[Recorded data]
+++

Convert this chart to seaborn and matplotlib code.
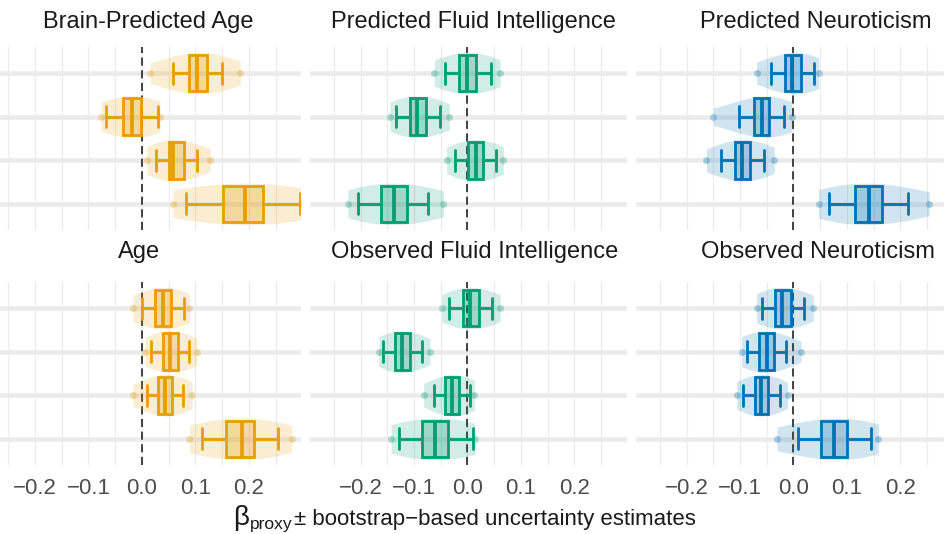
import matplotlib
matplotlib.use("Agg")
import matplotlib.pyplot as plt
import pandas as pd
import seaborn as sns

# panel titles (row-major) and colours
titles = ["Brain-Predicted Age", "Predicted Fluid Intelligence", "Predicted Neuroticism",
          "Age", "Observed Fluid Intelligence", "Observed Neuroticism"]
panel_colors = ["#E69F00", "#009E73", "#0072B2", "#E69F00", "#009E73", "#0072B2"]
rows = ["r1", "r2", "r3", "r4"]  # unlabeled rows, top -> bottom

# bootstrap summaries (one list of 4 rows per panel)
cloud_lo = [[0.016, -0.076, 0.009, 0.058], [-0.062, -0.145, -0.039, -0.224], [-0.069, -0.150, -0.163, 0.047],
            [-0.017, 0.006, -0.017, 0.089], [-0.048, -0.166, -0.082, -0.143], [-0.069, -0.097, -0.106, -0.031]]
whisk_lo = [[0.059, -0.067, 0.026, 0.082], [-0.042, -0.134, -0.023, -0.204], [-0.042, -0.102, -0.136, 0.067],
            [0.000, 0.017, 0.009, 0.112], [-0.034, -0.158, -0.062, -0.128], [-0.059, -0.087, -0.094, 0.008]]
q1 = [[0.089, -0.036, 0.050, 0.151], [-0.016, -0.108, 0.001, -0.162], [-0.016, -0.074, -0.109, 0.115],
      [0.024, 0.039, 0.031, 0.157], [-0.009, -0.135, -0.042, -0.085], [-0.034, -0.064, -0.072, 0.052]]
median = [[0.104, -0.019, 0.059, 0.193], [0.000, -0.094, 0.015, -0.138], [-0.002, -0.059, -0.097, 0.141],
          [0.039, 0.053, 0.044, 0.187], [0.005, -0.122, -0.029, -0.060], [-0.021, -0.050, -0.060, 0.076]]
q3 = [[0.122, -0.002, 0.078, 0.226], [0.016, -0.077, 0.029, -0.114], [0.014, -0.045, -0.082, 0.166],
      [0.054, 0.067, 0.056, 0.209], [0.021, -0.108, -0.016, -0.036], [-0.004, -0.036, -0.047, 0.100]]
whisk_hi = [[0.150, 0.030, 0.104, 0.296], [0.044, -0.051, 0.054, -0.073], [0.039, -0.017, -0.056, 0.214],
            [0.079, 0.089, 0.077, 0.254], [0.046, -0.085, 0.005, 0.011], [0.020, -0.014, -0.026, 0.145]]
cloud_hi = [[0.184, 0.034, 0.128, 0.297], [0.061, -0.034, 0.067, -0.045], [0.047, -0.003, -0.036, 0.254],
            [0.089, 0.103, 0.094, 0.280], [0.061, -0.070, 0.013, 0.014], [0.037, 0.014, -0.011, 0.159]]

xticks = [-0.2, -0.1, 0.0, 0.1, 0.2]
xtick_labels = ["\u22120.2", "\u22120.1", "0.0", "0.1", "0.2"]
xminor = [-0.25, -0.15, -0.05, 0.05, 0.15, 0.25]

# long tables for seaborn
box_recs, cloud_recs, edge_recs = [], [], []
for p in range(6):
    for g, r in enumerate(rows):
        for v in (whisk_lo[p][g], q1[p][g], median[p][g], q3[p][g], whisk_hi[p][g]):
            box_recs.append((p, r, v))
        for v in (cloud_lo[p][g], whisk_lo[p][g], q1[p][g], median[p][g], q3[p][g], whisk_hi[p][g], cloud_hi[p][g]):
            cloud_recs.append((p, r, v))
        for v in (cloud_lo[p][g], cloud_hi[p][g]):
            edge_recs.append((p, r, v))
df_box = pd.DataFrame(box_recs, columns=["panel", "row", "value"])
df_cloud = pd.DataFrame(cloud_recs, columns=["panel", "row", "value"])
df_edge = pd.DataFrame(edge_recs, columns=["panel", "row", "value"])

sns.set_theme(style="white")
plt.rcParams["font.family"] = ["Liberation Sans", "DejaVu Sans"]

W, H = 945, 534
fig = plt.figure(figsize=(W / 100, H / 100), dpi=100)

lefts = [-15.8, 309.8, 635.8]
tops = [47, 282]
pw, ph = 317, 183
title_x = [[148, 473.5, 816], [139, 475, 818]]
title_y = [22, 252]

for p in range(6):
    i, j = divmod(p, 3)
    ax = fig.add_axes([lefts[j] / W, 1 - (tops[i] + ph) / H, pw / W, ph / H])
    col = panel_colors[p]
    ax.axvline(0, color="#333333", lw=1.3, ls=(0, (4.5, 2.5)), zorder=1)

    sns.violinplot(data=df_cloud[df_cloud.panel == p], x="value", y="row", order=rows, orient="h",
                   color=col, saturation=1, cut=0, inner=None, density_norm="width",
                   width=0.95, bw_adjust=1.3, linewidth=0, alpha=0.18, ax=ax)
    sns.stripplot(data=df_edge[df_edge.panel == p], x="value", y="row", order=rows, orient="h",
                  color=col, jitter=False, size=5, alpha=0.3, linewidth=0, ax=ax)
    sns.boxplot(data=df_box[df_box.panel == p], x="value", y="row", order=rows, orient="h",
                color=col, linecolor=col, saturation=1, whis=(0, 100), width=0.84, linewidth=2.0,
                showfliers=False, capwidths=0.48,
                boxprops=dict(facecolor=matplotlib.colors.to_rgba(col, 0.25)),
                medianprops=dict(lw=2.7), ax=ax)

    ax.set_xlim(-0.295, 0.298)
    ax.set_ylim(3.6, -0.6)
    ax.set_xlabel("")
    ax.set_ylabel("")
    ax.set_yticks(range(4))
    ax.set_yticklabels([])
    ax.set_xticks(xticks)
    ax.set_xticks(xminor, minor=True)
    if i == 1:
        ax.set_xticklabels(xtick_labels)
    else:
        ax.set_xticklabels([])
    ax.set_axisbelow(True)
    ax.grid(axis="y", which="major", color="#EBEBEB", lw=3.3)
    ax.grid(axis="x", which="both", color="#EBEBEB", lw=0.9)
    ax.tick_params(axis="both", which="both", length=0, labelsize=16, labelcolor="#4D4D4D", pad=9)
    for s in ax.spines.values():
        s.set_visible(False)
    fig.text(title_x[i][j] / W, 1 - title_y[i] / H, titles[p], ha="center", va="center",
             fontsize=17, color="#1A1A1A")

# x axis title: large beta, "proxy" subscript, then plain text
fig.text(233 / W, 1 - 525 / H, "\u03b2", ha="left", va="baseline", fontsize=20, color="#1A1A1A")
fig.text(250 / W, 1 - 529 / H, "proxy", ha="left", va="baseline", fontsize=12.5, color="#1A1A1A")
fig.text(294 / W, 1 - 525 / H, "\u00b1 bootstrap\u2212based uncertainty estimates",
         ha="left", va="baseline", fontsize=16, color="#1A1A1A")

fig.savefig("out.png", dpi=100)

+++

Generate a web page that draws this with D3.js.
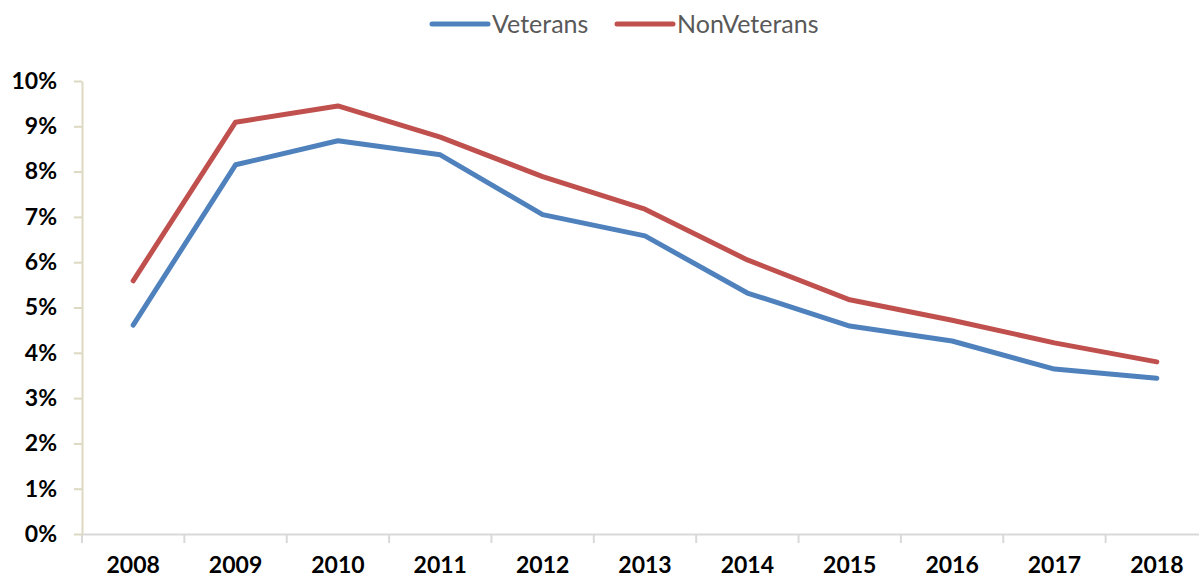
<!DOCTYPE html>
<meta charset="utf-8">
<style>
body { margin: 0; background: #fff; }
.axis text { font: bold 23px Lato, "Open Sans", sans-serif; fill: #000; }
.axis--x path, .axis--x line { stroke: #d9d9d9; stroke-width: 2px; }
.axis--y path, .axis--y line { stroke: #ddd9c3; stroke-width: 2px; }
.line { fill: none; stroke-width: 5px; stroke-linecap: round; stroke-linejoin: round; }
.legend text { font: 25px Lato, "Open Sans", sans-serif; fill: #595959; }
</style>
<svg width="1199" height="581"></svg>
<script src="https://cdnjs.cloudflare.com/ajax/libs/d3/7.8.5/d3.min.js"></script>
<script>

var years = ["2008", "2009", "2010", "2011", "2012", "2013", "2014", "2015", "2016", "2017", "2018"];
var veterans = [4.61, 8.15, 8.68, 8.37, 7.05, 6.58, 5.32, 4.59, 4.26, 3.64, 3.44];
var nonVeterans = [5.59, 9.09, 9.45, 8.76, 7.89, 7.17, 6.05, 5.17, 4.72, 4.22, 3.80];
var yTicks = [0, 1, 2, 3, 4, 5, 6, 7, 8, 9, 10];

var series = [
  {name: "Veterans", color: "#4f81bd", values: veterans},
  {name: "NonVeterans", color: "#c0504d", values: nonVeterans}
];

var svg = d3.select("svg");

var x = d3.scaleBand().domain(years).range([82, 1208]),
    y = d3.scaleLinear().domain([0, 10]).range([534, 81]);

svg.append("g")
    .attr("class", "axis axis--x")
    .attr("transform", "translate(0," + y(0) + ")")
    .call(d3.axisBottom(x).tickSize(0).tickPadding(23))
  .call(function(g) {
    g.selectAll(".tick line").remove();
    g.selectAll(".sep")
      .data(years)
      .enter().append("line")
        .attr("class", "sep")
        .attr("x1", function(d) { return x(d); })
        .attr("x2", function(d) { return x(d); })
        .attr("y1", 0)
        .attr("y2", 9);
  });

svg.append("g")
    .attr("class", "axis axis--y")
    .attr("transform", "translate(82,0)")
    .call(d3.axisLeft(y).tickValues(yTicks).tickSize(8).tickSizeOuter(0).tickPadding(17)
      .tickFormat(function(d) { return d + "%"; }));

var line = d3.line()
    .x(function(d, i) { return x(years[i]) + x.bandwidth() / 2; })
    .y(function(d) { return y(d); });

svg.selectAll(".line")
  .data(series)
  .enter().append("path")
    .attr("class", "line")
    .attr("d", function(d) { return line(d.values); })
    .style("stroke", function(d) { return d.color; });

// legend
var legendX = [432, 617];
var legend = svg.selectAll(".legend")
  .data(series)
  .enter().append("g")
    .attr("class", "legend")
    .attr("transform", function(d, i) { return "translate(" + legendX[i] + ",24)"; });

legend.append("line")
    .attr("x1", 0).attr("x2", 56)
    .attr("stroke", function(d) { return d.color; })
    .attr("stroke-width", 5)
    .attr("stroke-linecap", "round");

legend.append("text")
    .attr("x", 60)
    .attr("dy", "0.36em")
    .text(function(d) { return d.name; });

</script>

+++

Only the lines between the one with "Convert this chart" and the one with "xminor = [-0.25, -0.15, -0.05, 0.05, 0.15, 0.25]", those two included, get copied from the material above. Keep it exact and free of pictures.

* ANSWER FOR THE TASK *
Convert this chart to seaborn and matplotlib code.
import matplotlib
matplotlib.use("Agg")
import matplotlib.pyplot as plt
import pandas as pd
import seaborn as sns

# panel titles (row-major) and colours
titles = ["Brain-Predicted Age", "Predicted Fluid Intelligence", "Predicted Neuroticism",
          "Age", "Observed Fluid Intelligence", "Observed Neuroticism"]
panel_colors = ["#E69F00", "#009E73", "#0072B2", "#E69F00", "#009E73", "#0072B2"]
rows = ["r1", "r2", "r3", "r4"]  # unlabeled rows, top -> bottom

# bootstrap summaries (one list of 4 rows per panel)
cloud_lo = [[0.016, -0.076, 0.009, 0.058], [-0.062, -0.145, -0.039, -0.224], [-0.069, -0.150, -0.163, 0.047],
            [-0.017, 0.006, -0.017, 0.089], [-0.048, -0.166, -0.082, -0.143], [-0.069, -0.097, -0.106, -0.031]]
whisk_lo = [[0.059, -0.067, 0.026, 0.082], [-0.042, -0.134, -0.023, -0.204], [-0.042, -0.102, -0.136, 0.067],
            [0.000, 0.017, 0.009, 0.112], [-0.034, -0.158, -0.062, -0.128], [-0.059, -0.087, -0.094, 0.008]]
q1 = [[0.089, -0.036, 0.050, 0.151], [-0.016, -0.108, 0.001, -0.162], [-0.016, -0.074, -0.109, 0.115],
      [0.024, 0.039, 0.031, 0.157], [-0.009, -0.135, -0.042, -0.085], [-0.034, -0.064, -0.072, 0.052]]
median = [[0.104, -0.019, 0.059, 0.193], [0.000, -0.094, 0.015, -0.138], [-0.002, -0.059, -0.097, 0.141],
          [0.039, 0.053, 0.044, 0.187], [0.005, -0.122, -0.029, -0.060], [-0.021, -0.050, -0.060, 0.076]]
q3 = [[0.122, -0.002, 0.078, 0.226], [0.016, -0.077, 0.029, -0.114], [0.014, -0.045, -0.082, 0.166],
      [0.054, 0.067, 0.056, 0.209], [0.021, -0.108, -0.016, -0.036], [-0.004, -0.036, -0.047, 0.100]]
whisk_hi = [[0.150, 0.030, 0.104, 0.296], [0.044, -0.051, 0.054, -0.073], [0.039, -0.017, -0.056, 0.214],
            [0.079, 0.089, 0.077, 0.254], [0.046, -0.085, 0.005, 0.011], [0.020, -0.014, -0.026, 0.145]]
cloud_hi = [[0.184, 0.034, 0.128, 0.297], [0.061, -0.034, 0.067, -0.045], [0.047, -0.003, -0.036, 0.254],
            [0.089, 0.103, 0.094, 0.280], [0.061, -0.070, 0.013, 0.014], [0.037, 0.014, -0.011, 0.159]]

xticks = [-0.2, -0.1, 0.0, 0.1, 0.2]
xtick_labels = ["\u22120.2", "\u22120.1", "0.0", "0.1", "0.2"]
xminor = [-0.25, -0.15, -0.05, 0.05, 0.15, 0.25]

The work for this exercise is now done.